In general, the political realm tends towards the stricter ideas or the hints of them in politics. American politics is often quite hollow in this - many seemingly 'strict' ideas are merely quibbles over words. In British politics, while Corbyn's supporters have raised several highly strict views, they are expected to not only be pleased with but welcome people who have opposed them for months to years to the helm of the Party, and then aid them in propagandising against themselves. This is a highly absurd situation that could not be reached without many concessions. It nonetheless has many of the characteristics of a farce, primarily on the part of the 'Labour Right,' whose essential purpose is to attack even any mention of socialism. As such, it is not a surprise that, in dealing with them, their opponents are attacked as 'unspeakably extreme,' anti-Semitic (a buzz-word used to avoid discussing politics), and so on - as opposed to the 'Labour Party,' which you could hardly recognise as the Party which has contained highly leftist gestures in its campaigning for quite some time. If socialism itself is treated as a 'bad word,' and a movement organised against this, then over time it becomes a slur, like anti-feminism or anti-Semitism, that can usually be dismissed as exploitation of a word for effect. Ultimately, Jeremy Corbyn's supporters as their aims stand only have impetus reasonably to either stay in the Party and campaign for their views, or to be shouted down and leave rather than campaigning against themselves. Otherwise, the Party increasingly refuses to take a political stand on the state - but this is not a problem to the opponents of Corbyn's movement, who often have no concern for politics and merely view it as a target for incursions of the market.

It is to be noted that politicians are aware of the general concept of vested interests.

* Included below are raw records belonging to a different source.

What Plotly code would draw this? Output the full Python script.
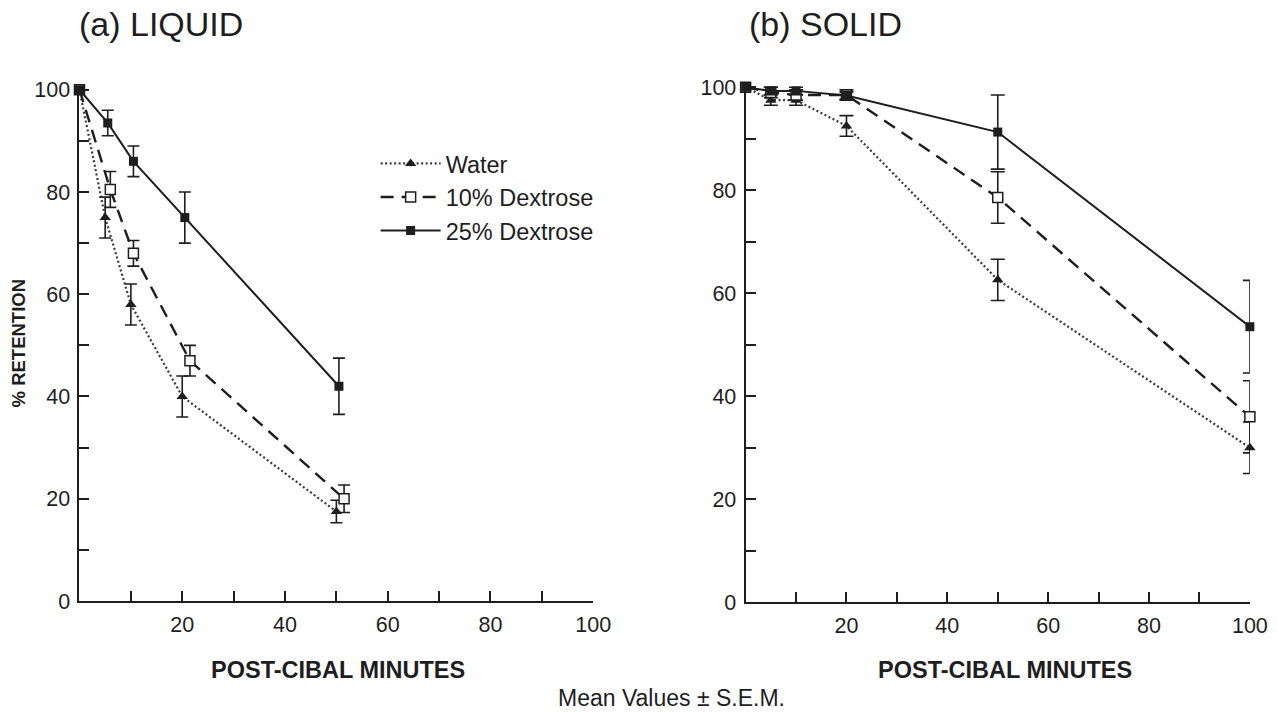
import plotly.graph_objects as go

# ---------------- data ----------------
series_names = ["Water", "10% Dextrose", "25% Dextrose"]

# (a) LIQUID
liq_time_water = [0, 5, 10, 20, 50]
liq_ret_water = [100, 75, 58, 40, 17.5]
liq_sem_water = [None, 4, 4, 4, 2.2]

liq_time_d10 = [0, 6, 10.5, 21.5, 51.5]
liq_ret_d10 = [100, 80.5, 68, 47, 20]
liq_sem_d10 = [None, 3.5, 2.5, 3, 2.7]

liq_time_d25 = [0, 5.5, 10.5, 20.5, 50.5]
liq_ret_d25 = [100, 93.5, 86, 75, 42]
liq_sem_d25 = [None, 2.5, 3, 5, 5.5]

# (b) SOLID
sol_time_water = [0, 5, 10, 20, 50, 100]
sol_ret_water = [100, 97.5, 97.5, 92.5, 62.6, 30]
sol_sem_water = [None, 1, 1, 2, 4, 5]

sol_time_d10 = [0, 5, 10, 20, 50, 100]
sol_ret_d10 = [100, 99, 98.5, 98.5, 78.6, 36]
sol_sem_d10 = [None, 1, 1, 1, 5, 7]

sol_time_d25 = [0, 5, 10, 20, 50, 100]
sol_ret_d25 = [100, 99.3, 99.3, 98.4, 91.3, 53.5]
sol_sem_d25 = [None, 0.7, 0.7, 0.7, 7.2, 9]

x_tick_vals = [20, 40, 60, 80, 100]
y_tick_vals = [0, 20, 40, 60, 80, 100]

# ---------------- layout helpers ----------------
W, H = 1277, 712
SX, BX = 0.986, 0.0   # observed screenshot mapping (horizontal)
SY, BY = 0.975, 7.5   # observed screenshot mapping (vertical)


def px(t):
    """paper x for a target pixel column"""
    return ((t - BX) / SX) / W


def py(t):
    """paper y for a target pixel row (from top)"""
    return 1 - ((t - BY) / SY) / H


# ---------------- styles ----------------
INK = "#1e1e1e"
FONT = "Liberation Sans, Arial, Helvetica, sans-serif"

styles = {
    "Water": dict(line=dict(color="#3a3a3a", width=2.2, dash="2px,2.5px"),
                  marker=dict(symbol="triangle-up", size=10, color=INK,
                              line=dict(color=INK, width=0))),
    "10% Dextrose": dict(line=dict(color=INK, width=2.4, dash="13px,8px"),
                         marker=dict(symbol="square", size=10, color="white",
                                     line=dict(color=INK, width=1.5))),
    "25% Dextrose": dict(line=dict(color=INK, width=2.0),
                         marker=dict(symbol="square", size=9, color=INK,
                                     line=dict(color=INK, width=0))),
}

fig = go.Figure()


def add_series(name, xs, ys, sems, xa, ya, show, capw):
    # error bars first (markers sit on top); points without SEM are skipped
    ex = [x for x, s in zip(xs, sems) if s is not None]
    ey = [y for y, s in zip(ys, sems) if s is not None]
    es = [s for s in sems if s is not None]
    fig.add_trace(go.Scatter(
        x=ex, y=ey, mode="markers", xaxis=xa, yaxis=ya,
        marker=dict(size=1, opacity=0),
        error_y=dict(type="data", array=es, symmetric=True,
                     color=INK, thickness=1.6, width=capw),
        showlegend=False, hoverinfo="skip", cliponaxis=False))
    st = styles[name]
    fig.add_trace(go.Scatter(
        x=xs, y=ys, mode="lines+markers", name=name, xaxis=xa, yaxis=ya,
        line=st["line"], marker=st["marker"], showlegend=show,
        legendgroup=name, cliponaxis=False))


liq = [(liq_time_water, liq_ret_water, liq_sem_water),
       (liq_time_d10, liq_ret_d10, liq_sem_d10),
       (liq_time_d25, liq_ret_d25, liq_sem_d25)]
sol = [(sol_time_water, sol_ret_water, sol_sem_water),
       (sol_time_d10, sol_ret_d10, sol_sem_d10),
       (sol_time_d25, sol_ret_d25, sol_sem_d25)]

for name, (xs, ys, ss) in zip(series_names, liq):
    add_series(name, xs, ys, ss, "x", "y", True, 6)
for name, (xs, ys, ss) in zip(series_names, sol):
    add_series(name, xs, ys, ss, "x2", "y2", False, 7)

axis_common = dict(
    showgrid=False, zeroline=False, showline=True, linecolor=INK, linewidth=2,
    ticks="inside", ticklen=10, tickwidth=1.6, tickcolor=INK,
    tickfont=dict(family=FONT, size=21.5, color=INK),
)

xcommon = dict(axis_common, range=[0, 100], tickmode="array",
               tickvals=x_tick_vals, ticklabelstandoff=3,
               minor=dict(ticks="inside", dtick=10, tick0=0, ticklen=10,
                          tickwidth=1.6, tickcolor=INK))
ycommon = dict(axis_common, range=[0, 100.8], tickmode="array",
               tickvals=y_tick_vals, ticklabelstandoff=3,
               minor=dict(ticks="inside", dtick=10, tick0=0, ticklen=10,
                          tickwidth=1.6, tickcolor=INK))

fig.update_layout(
    width=W, height=H,
    margin=dict(l=0, r=0, t=0, b=0, pad=0),
    paper_bgcolor="white", plot_bgcolor="white",
    font=dict(family=FONT, color=INK),
    xaxis=dict(xcommon, domain=[px(79.5), px(593.3)], anchor="y"),
    yaxis=dict(ycommon, domain=[py(603.4), py(86.4)], anchor="x"),
    xaxis2=dict(xcommon, domain=[px(745.7), px(1250)], anchor="y2"),
    yaxis2=dict(ycommon, domain=[py(604.6), py(83.9)], anchor="x2"),
    showlegend=True,
    legend=dict(x=381 / W, y=1 - 138.5 / H, xanchor="left", yanchor="top",
                font=dict(family=FONT, size=23.5, color=INK),
                itemwidth=60, tracegroupgap=9, bgcolor="rgba(0,0,0,0)",
                traceorder="normal"),
)

annotations = [
    dict(text="(a) LIQUID", x=78 / W, y=py(25), xanchor="left",
         yanchor="middle", font=dict(size=34)),
    dict(text="(b) SOLID", x=757.6 / W, y=py(25), xanchor="left",
         yanchor="middle", font=dict(size=34)),
    dict(text="<b>POST-CIBAL MINUTES</b>", x=px(338), y=py(673),
         xanchor="center", yanchor="middle", font=dict(size=23.5)),
    dict(text="<b>POST-CIBAL MINUTES</b>", x=px(1005), y=py(673),
         xanchor="center", yanchor="middle", font=dict(size=23.5)),
    dict(text="<b>% RETENTION</b>", x=px(18), y=py(345),
         xanchor="center", yanchor="middle", textangle=-90,
         font=dict(size=18.5)),
    dict(text="Mean Values ± S.E.M.", x=px(672), y=py(701),
         xanchor="center", yanchor="middle", font=dict(size=23)),
]
for a in annotations:
    a.update(xref="paper", yref="paper", showarrow=False)
    a["font"] = dict(a["font"], family=FONT, color=INK)
fig.update_layout(annotations=annotations)

fig.write_html(
    "out.html",
    include_plotlyjs=True,
    config={"displayModeBar": False},
    post_script="document.body.style.margin='0';"
                "document.body.style.overflow='hidden';",
)
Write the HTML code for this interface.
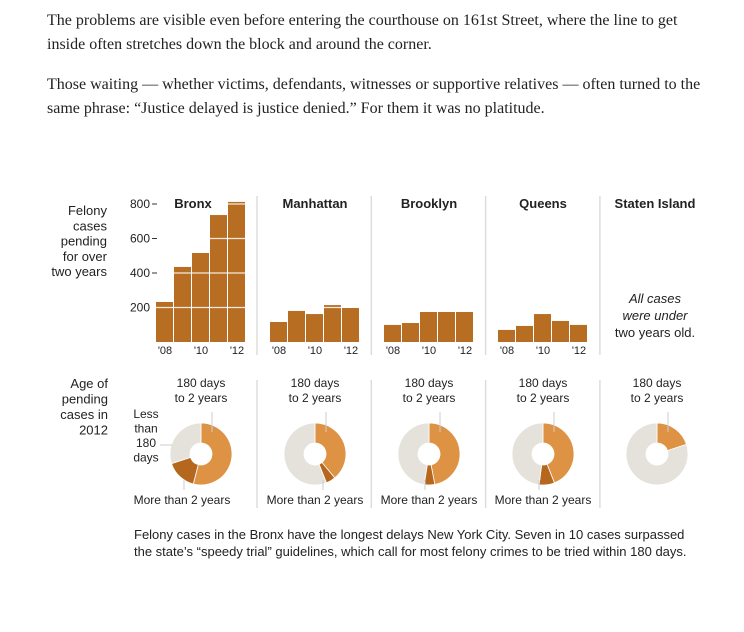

This is the means by which people whose fundamental concern is the market can get an 'in' in politics, by pretending to lack vested interests such that their comments inhabit some sort of fairy 'political' realm. Hence, for instance, they will pretend that their call for a pro-business agenda isn't a result of their present affiliation with these and present identification of their interests with business - it hence becomes a pseudo-political thing. This is, however, merely a question of demographic manipulation rather than political views as such - in order to off-set their appearance of vested interests, they will claim allegiance to charity or some other impoverished sector of society - albeit only nominal - in order to thus appear 'political,' and hence will be plunged into posturing. In general, if they are forced into personal conflict, they will come off looking bad, as it disarms them, but they might be defended or have their image white-washed due to vested interests in the reporting as well - which inevitably gets in where business was in charge of these things. Hence, in politics, there were many who so to speak took a 'back-door,' who were only 'political' or considered politically for politically illegitimate reasons. While their fundamental agenda was to preserve market incursions on politics and hence the laws of the market, as well as politics' inferiority to the market, this mostly personal agenda was given a seemingly political form by drawing on a different demographic, of whatever kind. Politics was merely a name given to the obscuring of a person, and was hence subordinated to the market. This is important to grasp in referring to how precisely this actual hierarchy functioned, or how political actors could assimilate this superiority of the market into political terms.

In general, capital was organised in such a way that the political was integrated into the economic, and could not escape. In this context, who was to quibble over whether politicians were 'corrupt'? If it's a job, under capital, it's corrupt. In any case, however, resistance to this in the political sphere or the realm of government over society was always present, in the circumstances. The general circumstance was that due to the general reduction of people to voters or to money by abstract labour, conflicting views necessarily appeared or were opposed to each other, and yet had to be treated as somehow uniform at the expense of abstracting from their inherent nature. This force of artificial uniformity of various forms may be called capital, and obviously had a certain bias against ideas which were more concrete in nature, found certain things more evil than others. In any case, the general struggle in the political sphere was one which could not under capitalism be kept within one state, where in general too many demands and atomised political careers existed in one state for it to form any form of political coherence or coherent existence in a nation, and this kept these politicians in place, such that they had to be exported partially to other nations in order to keep some limited sense of national differentiation. Outside that, political forces which could not be fit elsewhere would necessarily take state form, a weakness of this multifarious political form. In general, politics in this situation was for most participants about the atomised economic actor, and traits of theirs which could be abstracted, and hence was ultimately an identity politics centred around the traits which, as an atomised and economic, or physical, entity, they have. For the most part, politics structured around the abstract actor in whichever guise ultimately had to attack any opposed forces as incoherent if it was to be maintained at all, because it could not deal with them concretely without drawing on random, brief phrases which ultimately amounted to the same thing.